West Mesa Airport, also known as Western Air Express Airport, TWA Airport, or Cutter-Carr Airport, was an airport on the West Side of Albuquerque, New Mexico, United States, which was the city's main commercial aviation facility during the 1930s. It was built in 1929 by Western Air Express as a stop on the airline's Los Angeles–Kansas City route, with a hangar and passenger terminal added in 1930. It was the city's second airfield after the original Albuquerque Airport, which was used by a rival airline, Transcontinental Air Transport (TAT). The two airlines merged in 1930 to form TWA, moving all of their operations to the West Mesa field. The merger gave TWA control of the nation's first coast-to-coast passenger airline route and allowed it to secure a lucrative federal airmail contract.

West Mesa Airport provided commercial passenger service on TWA's Los Angeles–New York route, with direct flights to Los Angeles, Winslow, Arizona, and Amarillo, Texas. The airport was also served by the El Paso–Pueblo, Colorado route operated by Mid Continent Air Express (later Varney Speed Lines and then Continental Airlines). All commercial airline service moved to the new Albuquerque Municipal Airport when it opened in 1939. The unused West Mesa Airport was subsequently used as a nightclub and auto racing venue for a brief period before being leased to Cutter-Carr Flying Service in 1940. The airport remained in use for general aviation until the 1960s, last appearing on aeronautical charts in 1967. It was subsequently abandoned and razed. A section of runway 11 and some foundations were still visible until 2021.

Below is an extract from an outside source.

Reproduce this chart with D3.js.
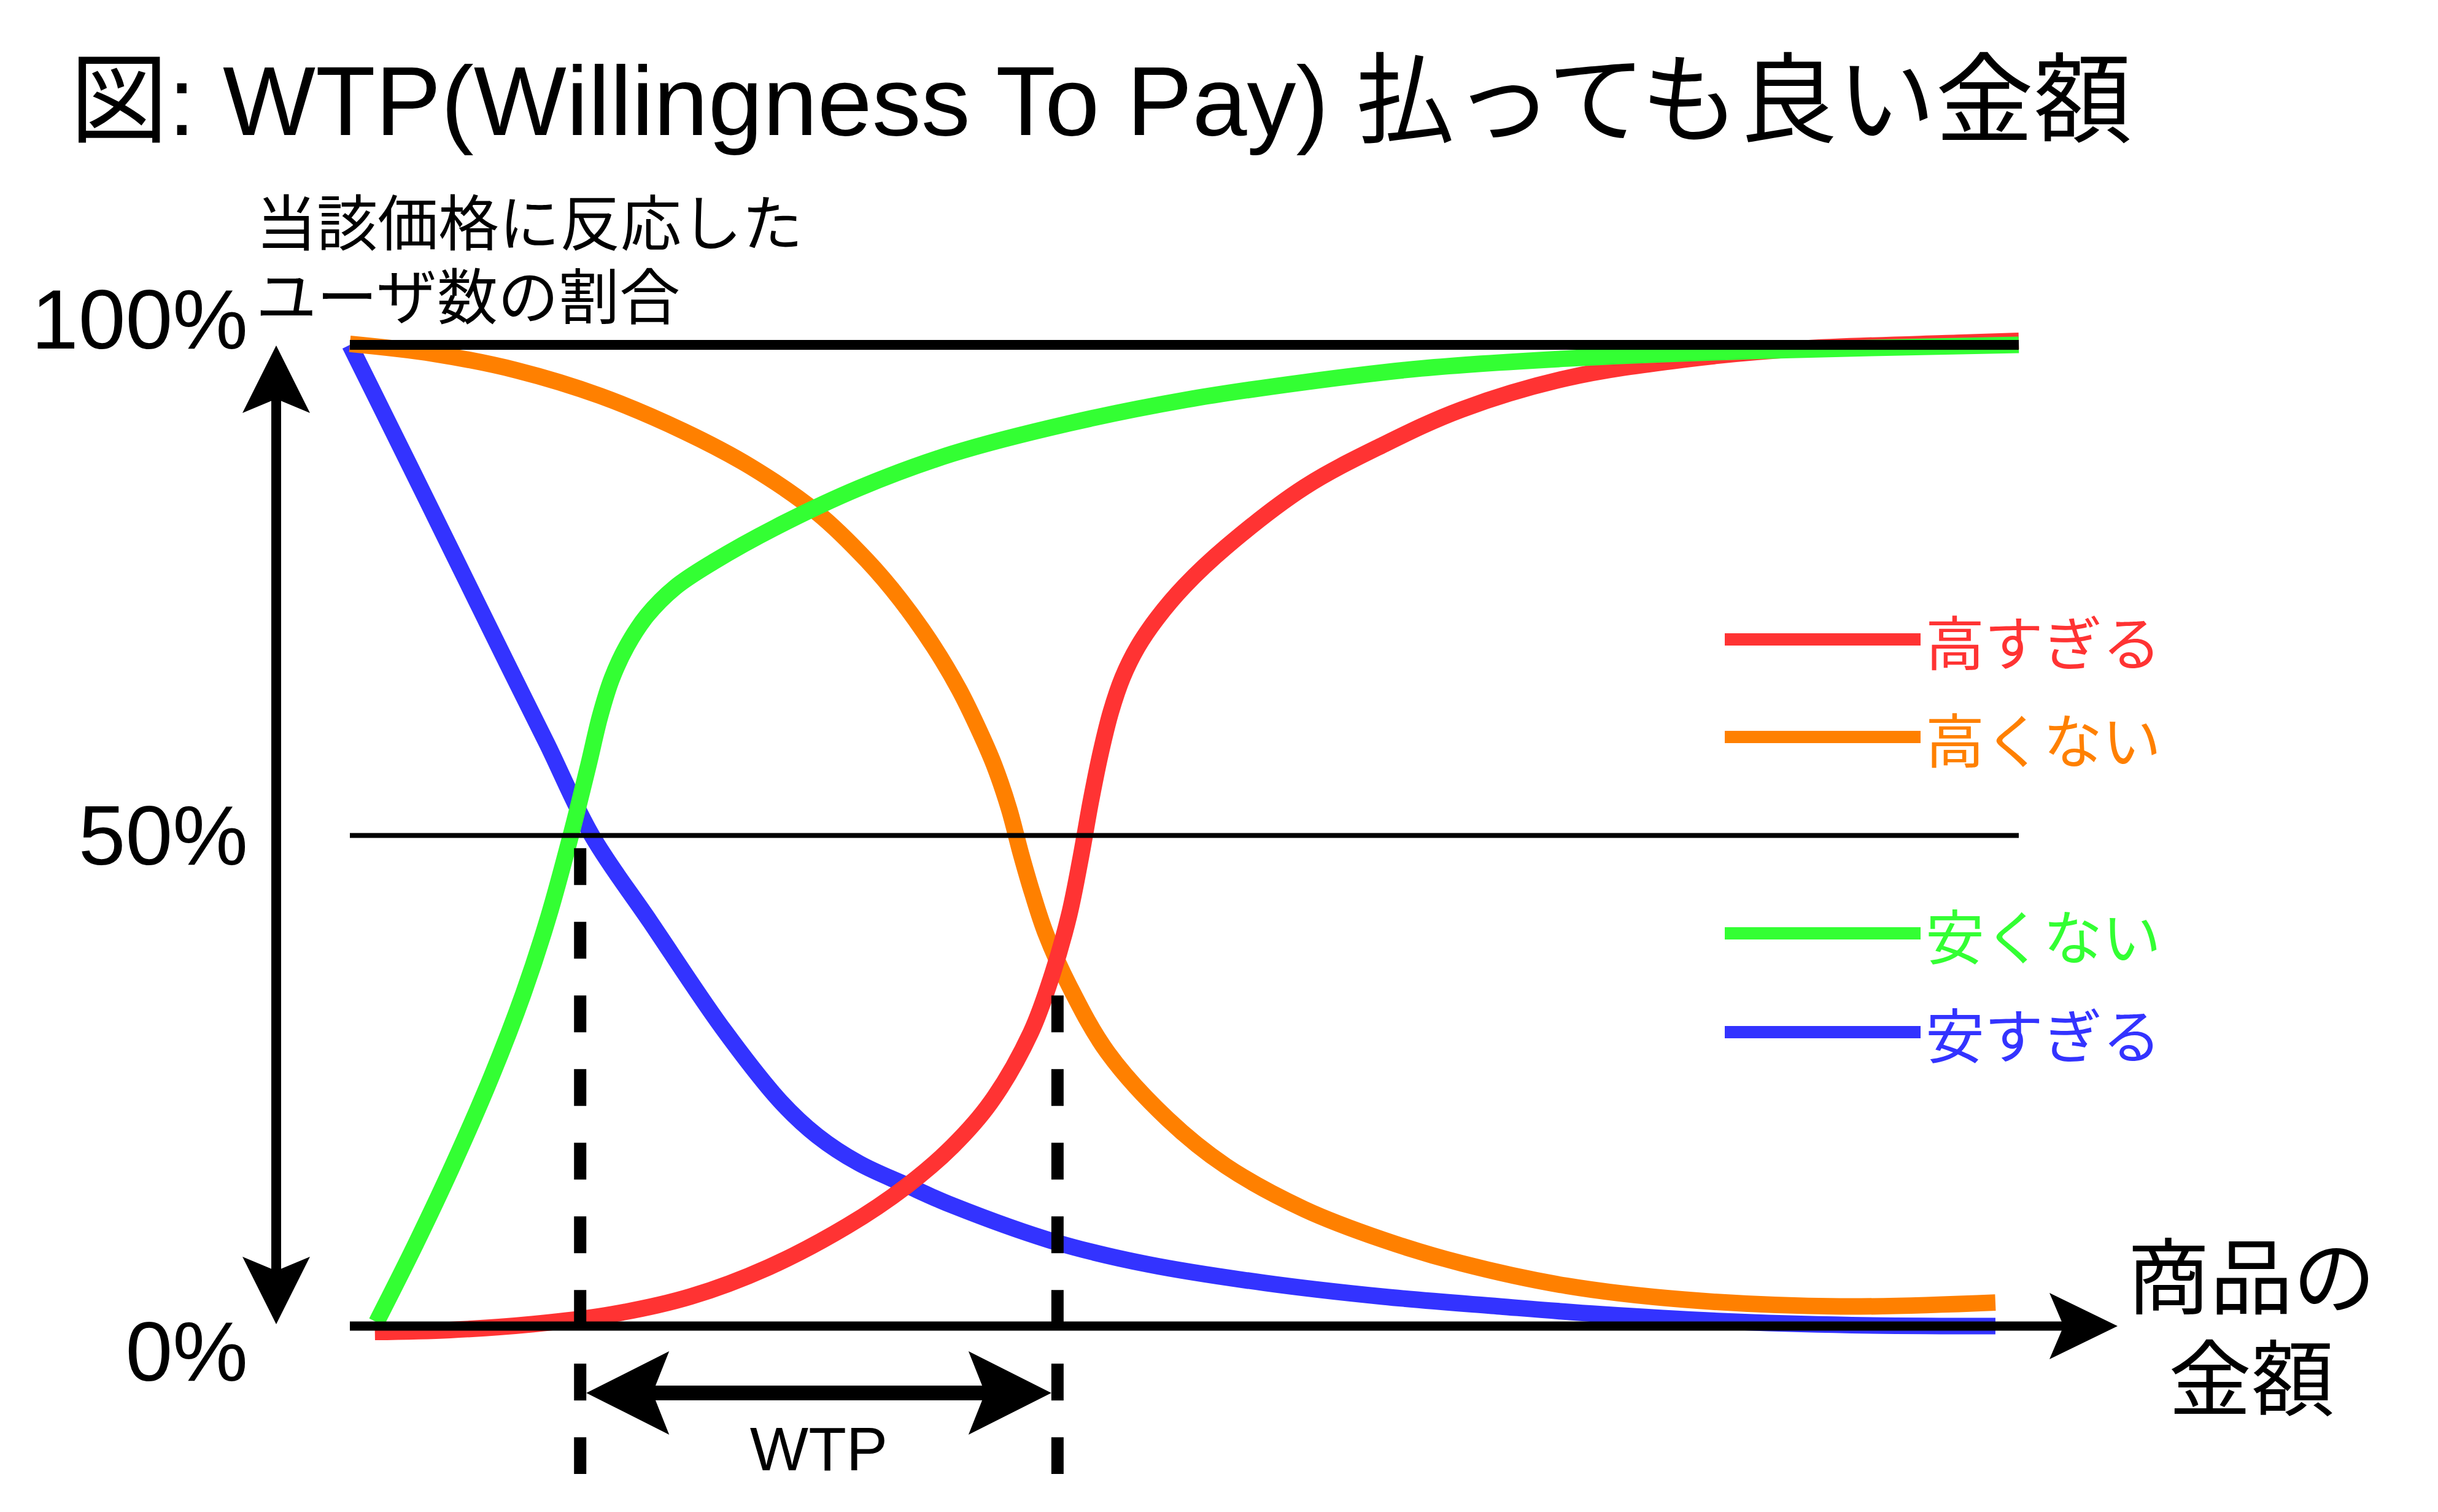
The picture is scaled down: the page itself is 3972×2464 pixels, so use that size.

The airport was located about 4 mi west of Downtown Albuquerque, on the north side of Central Avenue at what is now Airport Drive. The airport had four unpaved runways arranged in the shape of an eight-pointed star, the longest of which was the 6300 ft runway 16/34. The main buildings were the 125 by 150 ft hangar, which was designed to house two Fokker F-32 aircraft, and the Pueblo-style passenger terminal. When built, the location on the West Mesa was surrounded by empty desert, though it has mostly been filled in with new development since the airport closed.